-- Start of Data rows --

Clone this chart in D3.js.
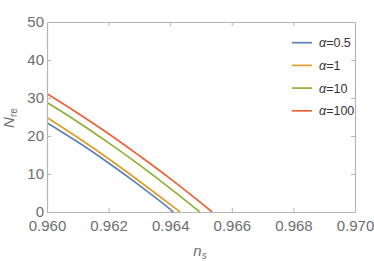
<!DOCTYPE html>
<html>
<head>
<meta charset="utf-8">
<script src="https://cdn.jsdelivr.net/npm/d3@7"></script>
<style>
  body { margin: 0; background: #fff; }
  svg { display: block; font-family: "Liberation Sans", Arial, sans-serif; }
</style>
</head>
<body>
<div id="chart-container"></div>
<script>
// data
const nsValues = [0.960, 0.961, 0.962, 0.963, 0.964, 0.965];
const alphaLabels = ["0.5", "1", "10", "100"];
const colors = ["#5E81B5", "#E19C24", "#8FB032", "#EB6235"];
const nreA05 = [23.5, 18.4, 12.9, 7.0, 0.7];
const nreA1 = [24.9, 19.6, 14.0, 8.1, 2.0];
const nreA10 = [28.8, 23.7, 18.2, 12.4, 6.2];
const nreA100 = [31.1, 26.0, 20.6, 14.8, 8.8, 2.4];
const zeroNs = [0.96410, 0.96432, 0.96496, 0.96536];
const xTicks = [0.960, 0.962, 0.964, 0.966, 0.968, 0.970];
const yTicks = [0, 10, 20, 30, 40, 50];

const seriesVals = [nreA05, nreA1, nreA10, nreA100];
const series = seriesVals.map((vals, i) => {
  const pts = vals.map((v, j) => [nsValues[j], v]);
  pts.push([zeroNs[i], 0]);
  return pts;
});

const w = 374;
const h = 261;
const margin = { left: 47, right: 19, top: 22, bottom: 49 };

const svg = d3
  .select("#chart-container")
  .append("svg")
  .attr("width", w)
  .attr("height", h);

const xScale = d3
  .scaleLinear()
  .domain([0.960, 0.970])
  .range([margin.left, w - margin.right]);

const yScale = d3
  .scaleLinear()
  .domain([0, 50])
  .range([h - margin.bottom, margin.top]);

const frameColor = "#b5b5b5";
const textColor = "#6e6e6e";

// curves
const line = d3
  .line()
  .x((d) => xScale(d[0]))
  .y((d) => yScale(d[1]))
  .curve(d3.curveMonotoneX);

svg
  .append("defs")
  .append("clipPath")
  .attr("id", "clip")
  .append("rect")
  .attr("x", margin.left)
  .attr("y", margin.top)
  .attr("width", w - margin.left - margin.right)
  .attr("height", h - margin.top - margin.bottom);

svg
  .append("g")
  .attr("clip-path", "url(#clip)")
  .selectAll("path")
  .data(series)
  .enter()
  .append("path")
  .attr("d", line)
  .attr("fill", "none")
  .attr("stroke", (d, i) => colors[i])
  .attr("stroke-width", 1.7);

// axes (frame on all sides, inward ticks)
const bottomAxis = svg
  .append("g")
  .attr("transform", "translate(0," + (h - margin.bottom) + ")")
  .call(d3.axisBottom(xScale).tickValues(xTicks).tickFormat(d3.format(".3f")).tickSizeInner(-4).tickSizeOuter(0).tickPadding(8));

const topAxis = svg
  .append("g")
  .attr("transform", "translate(0," + margin.top + ")")
  .call(d3.axisTop(xScale).tickValues(xTicks).tickFormat("").tickSizeInner(-4).tickSizeOuter(0));

const leftAxis = svg
  .append("g")
  .attr("transform", "translate(" + margin.left + ",0)")
  .call(d3.axisLeft(yScale).tickValues(yTicks).tickSizeInner(-4).tickSizeOuter(0).tickPadding(3));

const rightAxis = svg
  .append("g")
  .attr("transform", "translate(" + (w - margin.right) + ",0)")
  .call(d3.axisRight(yScale).tickValues(yTicks).tickFormat("").tickSizeInner(-4).tickSizeOuter(0));

[bottomAxis, topAxis, leftAxis, rightAxis].forEach((g) => {
  g.select(".domain").attr("stroke", frameColor).attr("stroke-width", 1.2);
  g.selectAll(".tick line").attr("stroke", frameColor);
  g.selectAll(".tick text")
    .attr("fill", textColor)
    .style("font-size", "15px")
    .style("font-family", "'Liberation Sans', Arial, sans-serif");
});
// hide ticks at the corners
[bottomAxis, topAxis].forEach((g) => g.selectAll(".tick line").filter((d) => d === 0.960 || d === 0.970).remove());
[leftAxis, rightAxis].forEach((g) => g.selectAll(".tick line").filter((d) => d === 0 || d === 50).remove());

// axis titles
const xt = svg
  .append("text")
  .attr("x", 200)
  .attr("y", 256)
  .attr("text-anchor", "middle")
  .attr("fill", textColor)
  .style("font-size", "15px")
  .style("font-style", "italic");
xt.append("tspan").text("n");
xt.append("tspan").attr("dy", 3).style("font-size", "10px").text("s");

const yt = svg
  .append("text")
  .attr("transform", "translate(14,118) rotate(-90)")
  .attr("text-anchor", "middle")
  .attr("fill", textColor)
  .style("font-size", "15px");
yt.append("tspan").style("font-style", "italic").text("N");
yt.append("tspan").attr("dy", 3).style("font-size", "10px").text("re");

// legend
const legend = svg
  .selectAll(".legend")
  .data(alphaLabels)
  .enter()
  .append("g")
  .attr("class", "legend")
  .attr("transform", (d, i) => "translate(292," + (42.7 + i * 22.7) + ")");

legend
  .append("line")
  .attr("x1", 0)
  .attr("x2", 20)
  .attr("stroke", (d, i) => colors[i])
  .attr("stroke-width", 1.7);

const lt = legend
  .append("text")
  .attr("x", 27)
  .attr("y", 4.5)
  .attr("fill", "#333")
  .style("font-size", "12.5px");
lt.append("tspan").style("font-style", "italic").text("α");
lt.append("tspan").text((d) => "=" + d);
</script>
</body>
</html>
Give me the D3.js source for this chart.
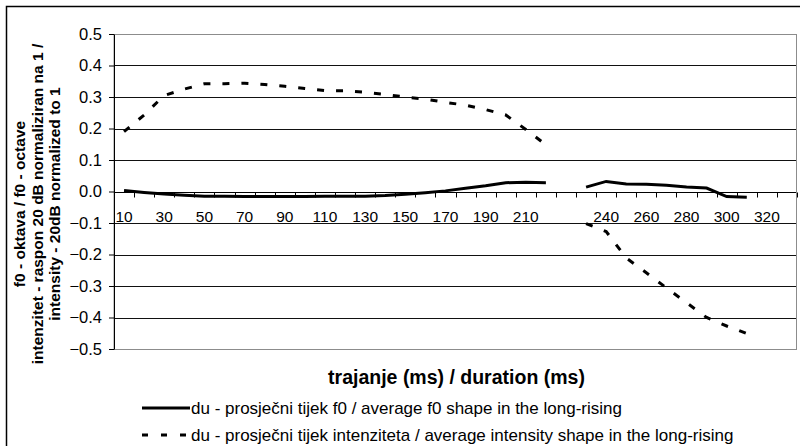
<!DOCTYPE html>
<html>
<head>
<meta charset="utf-8">
<script src="https://cdn.jsdelivr.net/npm/d3@7"></script>
<style>
  body { margin: 0; background: #fff; }
  svg { display: block; font-family: Arial, "Liberation Sans", sans-serif; }
</style>
</head>
<body>
<div id="chart"></div>
<script>
// Categories (ms); one blank category separates the two parts
const categories = ["10","20","30","40","50","60","70","80","90","100","110","120","130","140","150",
  "160","170","180","190","200","210","220","","230","240","250","260","270","280","290","300","310","320","330"];

// du - average f0 shape (octave)
const f0Values = [0.003, -0.003, -0.008, -0.012, -0.015, -0.015, -0.016, -0.016, -0.016, -0.016,
  -0.015, -0.015, -0.015, -0.013, -0.009, -0.004, 0.002, 0.010, 0.018, 0.028, 0.029, 0.028,
  null, 0.014, 0.032, 0.024, 0.023, 0.020, 0.014, 0.011, -0.016, -0.018, null, null];

// du - average intensity shape (normalized)
const intensityValues = [0.19, 0.243, 0.305, 0.325, 0.342, 0.342, 0.344, 0.340, 0.334, 0.327,
  0.320, 0.320, 0.315, 0.308, 0.300, 0.293, 0.283, 0.274, 0.260, 0.243, 0.197, 0.148,
  null, -0.102, -0.127, -0.211, -0.258, -0.306, -0.353, -0.400, -0.427, -0.451, null, null];

const yTicks = [0.5, 0.4, 0.3, 0.2, 0.1, 0, -0.1, -0.2, -0.3, -0.4, -0.5];

const seriesNames = [
  "du - prosječni tijek f0 / average f0 shape in the long-rising",
  "du - prosječni tijek intenziteta / average intensity shape in the long-rising"
];

const W = 800, H = 446;
const margin = { top: 34, right: 3, bottom: 97, left: 114 };
const plotW = W - margin.left - margin.right,
      plotH = H - margin.top - margin.bottom;

const svg = d3.select("#chart").append("svg")
  .attr("width", W)
  .attr("height", H);

// outer chart border (runs off the right and bottom edge)
svg.append("rect")
  .attr("x", 6.5).attr("y", 6.5)
  .attr("width", 820).attr("height", 480)
  .attr("fill", "none")
  .attr("stroke", "#000")
  .attr("stroke-width", 1.5);

const g = svg.append("g")
  .attr("transform", `translate(${margin.left},${margin.top})`);

const x = d3.scaleBand()
  .domain(d3.range(categories.length))
  .range([0, plotW]);

const y = d3.scaleLinear()
  .domain([-0.5, 0.5])
  .range([plotH, 0]);

// plot area border
g.append("rect")
  .attr("x", 0).attr("y", 0.5)
  .attr("width", plotW - 0.5).attr("height", plotH)
  .attr("fill", "none")
  .attr("stroke", "#8c8c8c")
  .attr("stroke-width", 1);

// gridlines
g.selectAll(".grid")
  .data(yTicks.filter(d => d !== 0.5 && d !== -0.5 && d !== 0))
  .enter().append("line")
  .attr("x1", 0).attr("x2", plotW - 1)
  .attr("y1", d => Math.round(y(d)) + 0.5)
  .attr("y2", d => Math.round(y(d)) + 0.5)
  .attr("stroke", "#111")
  .attr("stroke-width", 1);

// y axis
const yAxis = g.append("g")
  .call(d3.axisLeft(y).tickValues(yTicks).tickFormat(d3.format(".1f")).tickSize(5).tickSizeOuter(0));
yAxis.select(".domain").attr("stroke", "#000");
yAxis.selectAll(".tick line").attr("stroke", "#000");
yAxis.selectAll("text")
  .attr("x", -12)
  .style("font-size", "16.5px")
  .style("font-family", "Arial, 'Liberation Sans', sans-serif")
  .attr("fill", "#000");

// x axis at y = 0
const xAxis = g.append("g")
  .attr("transform", `translate(0,${Math.round(y(0)) + 0.5})`);

xAxis.append("line")
  .attr("x1", 0).attr("x2", plotW - 1)
  .attr("stroke", "#000");

xAxis.selectAll(".xtick")
  .data(d3.range(categories.length + 1))
  .enter().append("line")
  .attr("x1", i => Math.round(i * x.step()) + 0.5)
  .attr("x2", i => Math.round(i * x.step()) + 0.5)
  .attr("y1", 0).attr("y2", 5)
  .attr("stroke", "#000");

xAxis.selectAll(".xlabel")
  .data(d3.range(0, categories.length, 2))
  .enter().append("text")
  .attr("x", i => x(i) + x.bandwidth() / 2)
  .attr("y", 29)
  .attr("text-anchor", "middle")
  .style("font-size", "15.5px")
  .text(i => categories[i]);

// lines
const line = d3.line()
  .defined(d => d.v !== null)
  .x(d => x(d.i) + x.bandwidth() / 2)
  .y(d => y(d.v));

g.append("path")
  .datum(f0Values.map((v, i) => ({ i, v })))
  .attr("d", line)
  .attr("fill", "none")
  .attr("stroke", "#000")
  .attr("stroke-width", 3);

g.append("path")
  .datum(intensityValues.map((v, i) => ({ i, v })))
  .attr("d", line)
  .attr("fill", "none")
  .attr("stroke", "#000")
  .attr("stroke-width", 3)
  .attr("stroke-dasharray", "7,12");

// axis titles
svg.append("text")
  .attr("x", margin.left + plotW / 2 + 1)
  .attr("y", 384)
  .attr("text-anchor", "middle")
  .style("font-size", "19.5px")
  .style("font-weight", "bold")
  .text("trajanje (ms) / duration (ms)");

const yTitle = svg.append("text")
  .attr("transform", "translate(25,204) rotate(-90)")
  .attr("text-anchor", "middle")
  .style("font-size", "15.5px")
  .style("font-weight", "bold");
["f0 - oktava / f0 - octave",
 "intenzitet - raspon 20 dB normaliziran na 1 /",
 "intensity - 20dB normalized to 1"].forEach((t, k) => {
  yTitle.append("tspan").attr("x", 0).attr("y", k * 17.5).text(t);
});

// legend
const legend = svg.selectAll(".legend")
  .data(seriesNames)
  .enter().append("g")
  .attr("transform", (d, i) => `translate(142,${408 + i * 27})`);

legend.append("line")
  .attr("x1", 0).attr("x2", 48)
  .attr("stroke", "#000")
  .attr("stroke-width", 3)
  .attr("stroke-dasharray", (d, i) => i === 1 ? "6,13" : null);

legend.append("text")
  .attr("x", 49)
  .attr("dy", "0.35em")
  .style("font-size", "17px")
  .text(d => d);
</script>
</body>
</html>
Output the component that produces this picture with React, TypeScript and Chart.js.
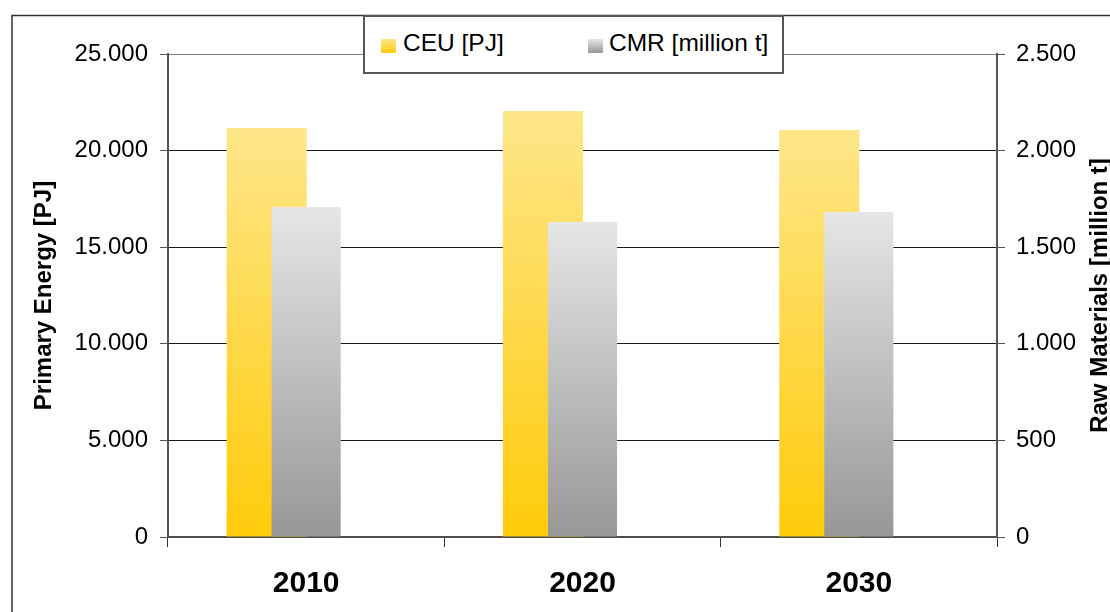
import React, { useEffect, useRef } from 'react';
import { Chart, registerables } from 'chart.js';

Chart.register(...registerables);

// ---- data ----
const CATEGORIES = ['2010', '2020', '2030'];
const SERIES_LABELS = ['CEU [PJ]', 'CMR [million t]'];
const CEU_VALUES = [21170, 22050, 21070];
const CMR_VALUES = [1708, 1630, 1682];
const LEFT_AXIS = { min: 0, max: 25000, step: 5000 };
const RIGHT_AXIS = { min: 0, max: 2500, step: 500 };
const LEFT_TITLE = 'Primary Energy [PJ]';
const RIGHT_TITLE = 'Raw Materials [million t]';

// ---- styles ----
const FONT = "'Liberation Sans', Arial, Helvetica, sans-serif";
const CEU_COLORS = ['#FEE68A', '#FFCB0A'];
const CMR_COLORS = ['#E6E6E6', '#979797'];
const CEU_SHIFT = 0.143; // fraction of a category width (Excel overlap)

const fmt = (v: number) => String(Math.round(v)).replace(/\B(?=(\d{3})+(?!\d))/g, '.');

function gradientFill(axisId: string, colors: string[]) {
  return (ctx: any) => {
    const chart = ctx.chart;
    if (!chart.chartArea || ctx.type !== 'data' || !ctx.parsed) return colors[1];
    const scale = chart.scales[axisId];
    const top = scale.getPixelForValue(ctx.parsed.y);
    const bottom = scale.getPixelForValue(0);
    if (!isFinite(top) || !isFinite(bottom) || top === bottom) return colors[1];
    const g = chart.ctx.createLinearGradient(0, top, 0, bottom);
    g.addColorStop(0, colors[0]);
    g.addColorStop(1, colors[1]);
    return g;
  };
}

const shiftPlugin = {
  id: 'shiftCEU',
  afterDatasetsUpdate(chart: any) {
    const xs = chart.scales.x;
    const catW = (xs.right - xs.left) / CATEGORIES.length;
    const meta = chart.getDatasetMeta(0);
    meta.data.forEach((el: any) => {
      el.x -= catW * CEU_SHIFT;
    });
  },
};

const framePlugin = {
  id: 'frame',
  beforeDraw(chart: any) {
    const c = chart.ctx;
    c.save();
    c.strokeStyle = '#333';
    c.lineWidth = 1.5;
    c.beginPath();
    c.moveTo(12, chart.height + 2);
    c.lineTo(12, 15.5);
    c.lineTo(chart.width + 2, 15.5);
    c.stroke();
    c.restore();
  },
};

const titlePlugin = {
  id: 'axisTitles',
  afterDraw(chart: any) {
    const c = chart.ctx;
    const area = chart.chartArea;
    const cy = (area.top + area.bottom) / 2;
    c.save();
    c.fillStyle = '#000';
    c.font = `bold 24px ${FONT}`;
    c.textAlign = 'center';
    c.textBaseline = 'alphabetic';
    c.save();
    c.translate(51, cy);
    c.rotate(-Math.PI / 2);
    c.fillText(LEFT_TITLE, 0, 0);
    c.restore();
    c.save();
    c.translate(chart.width - 3, cy);
    c.rotate(-Math.PI / 2);
    c.fillText(RIGHT_TITLE, 0, 0);
    c.restore();
    c.restore();
  },
};

export default function App() {
  const ref = useRef<HTMLCanvasElement | null>(null);

  useEffect(() => {
    if (!ref.current) return;
    const chart = new Chart(ref.current, {
      type: 'bar',
      data: {
        labels: CATEGORIES,
        datasets: [
          {
            label: SERIES_LABELS[0],
            data: CEU_VALUES,
            yAxisID: 'y',
            order: 1,
            grouped: false,
            barPercentage: 0.29,
            categoryPercentage: 1,
            borderWidth: 0,
            backgroundColor: gradientFill('y', CEU_COLORS),
          } as any,
          {
            label: SERIES_LABELS[1],
            data: CMR_VALUES,
            yAxisID: 'y1',
            order: 0,
            grouped: false,
            barPercentage: 0.25,
            categoryPercentage: 1,
            borderWidth: 0,
            backgroundColor: gradientFill('y1', CMR_COLORS),
          } as any,
        ],
      },
      options: {
        responsive: false,
        animation: false,
        devicePixelRatio: 1,
        layout: { padding: { top: 54, left: 0, right: 0, bottom: 0 } },
        plugins: { legend: { display: false }, tooltip: { enabled: false } },
        scales: {
          x: {
            position: 'bottom',
            z: 1,
            offset: true,
            afterFit: (s: any) => {
              s.height = 75;
            },
            grid: {
              offset: true,
              drawOnChartArea: false,
              tickLength: 10,
              color: '#333',
              lineWidth: 1,
            },
            border: { display: true, color: '#4f4f4f', width: 2 },
            ticks: {
              padding: 19,
              color: '#000',
              font: { family: FONT, size: 30, weight: 'bold' },
            },
          },
          y: {
            position: 'left',
            min: LEFT_AXIS.min,
            max: LEFT_AXIS.max,
            afterFit: (s: any) => {
              s.width = 168;
            },
            ticks: {
              stepSize: LEFT_AXIS.step,
              padding: 12,
              color: '#000',
              font: { family: FONT, size: 24 },
              callback: (v: any) => fmt(Number(v)),
            },
            grid: {
              color: (ctx: any) => {
                const v = ctx.tick ? ctx.tick.value : null;
                if (v === LEFT_AXIS.min) return 'rgba(0,0,0,0)';
                if (v === LEFT_AXIS.max) return '#808080';
                return '#1a1a1a';
              },
              lineWidth: 1,
              tickLength: 8,
              tickColor: '#555',
            },
            border: { display: true, color: '#555', width: 2 },
          },
          y1: {
            position: 'right',
            min: RIGHT_AXIS.min,
            max: RIGHT_AXIS.max,
            afterFit: (s: any) => {
              s.width = 113;
            },
            ticks: {
              stepSize: RIGHT_AXIS.step,
              padding: 11,
              color: '#000',
              font: { family: FONT, size: 24 },
              callback: (v: any) => fmt(Number(v)),
            },
            grid: {
              drawOnChartArea: false,
              tickLength: 8,
              tickColor: '#555',
              color: '#555',
            },
            border: { display: true, color: '#555', width: 2 },
          },
        },
      } as any,
      plugins: [shiftPlugin, framePlugin, titlePlugin],
    });
    return () => chart.destroy();
  }, []);

  const swatch = (left: number, colors: string[]) => (
    <div
      style={{
        position: 'absolute',
        left,
        top: 39,
        width: 15,
        height: 14,
        background: `linear-gradient(to bottom, ${colors[0]}, ${colors[1]})`,
      }}
    />
  );

  const legendText = (left: number, text: string) => (
    <span
      style={{
        position: 'absolute',
        left,
        top: 31,
        fontFamily: FONT,
        fontSize: 24.5,
        lineHeight: '24.5px',
        color: '#000',
        whiteSpace: 'nowrap',
      }}
    >
      {text}
    </span>
  );

  return (
    <div
      style={{
        position: 'fixed',
        left: 0,
        top: 0,
        width: 1110,
        height: 612,
        overflow: 'hidden',
        background: '#fff',
      }}
    >
      <canvas
        ref={ref}
        width={1110}
        height={612}
        style={{ position: 'absolute', left: 0, top: 0, width: 1110, height: 612 }}
      />
      <div
        style={{
          position: 'absolute',
          left: 363,
          top: 15,
          width: 421,
          height: 59,
          boxSizing: 'border-box',
          border: '2px solid #555',
          background: '#fff',
        }}
      />
      {swatch(381, CEU_COLORS)}
      {legendText(403, SERIES_LABELS[0])}
      {swatch(588, CMR_COLORS)}
      {legendText(609, SERIES_LABELS[1])}
    </div>
  );
}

-- End of Data rows --

Exercise brief
Look above for the line with "Give me the D3.js source for this chart." and the line with "plotH = H - margin.top - margin.bottom;", then copy exactly the lines from the first through the second, both kept, with no pictures.

The result
Give me the D3.js source for this chart.
<!DOCTYPE html>
<html>
<head>
<meta charset="utf-8">
<script src="https://cdn.jsdelivr.net/npm/d3@7"></script>
<style>
  body { margin: 0; background: #fff; }
  svg { display: block; font-family: Arial, "Liberation Sans", sans-serif; }
</style>
</head>
<body>
<div id="chart"></div>
<script>
// Categories (ms); one blank category separates the two parts
const categories = ["10","20","30","40","50","60","70","80","90","100","110","120","130","140","150",
  "160","170","180","190","200","210","220","","230","240","250","260","270","280","290","300","310","320","330"];

// du - average f0 shape (octave)
const f0Values = [0.003, -0.003, -0.008, -0.012, -0.015, -0.015, -0.016, -0.016, -0.016, -0.016,
  -0.015, -0.015, -0.015, -0.013, -0.009, -0.004, 0.002, 0.010, 0.018, 0.028, 0.029, 0.028,
  null, 0.014, 0.032, 0.024, 0.023, 0.020, 0.014, 0.011, -0.016, -0.018, null, null];

// du - average intensity shape (normalized)
const intensityValues = [0.19, 0.243, 0.305, 0.325, 0.342, 0.342, 0.344, 0.340, 0.334, 0.327,
  0.320, 0.320, 0.315, 0.308, 0.300, 0.293, 0.283, 0.274, 0.260, 0.243, 0.197, 0.148,
  null, -0.102, -0.127, -0.211, -0.258, -0.306, -0.353, -0.400, -0.427, -0.451, null, null];

const yTicks = [0.5, 0.4, 0.3, 0.2, 0.1, 0, -0.1, -0.2, -0.3, -0.4, -0.5];

const seriesNames = [
  "du - prosječni tijek f0 / average f0 shape in the long-rising",
  "du - prosječni tijek intenziteta / average intensity shape in the long-rising"
];

const W = 800, H = 446;
const margin = { top: 34, right: 3, bottom: 97, left: 114 };
const plotW = W - margin.left - margin.right,
      plotH = H - margin.top - margin.bottom;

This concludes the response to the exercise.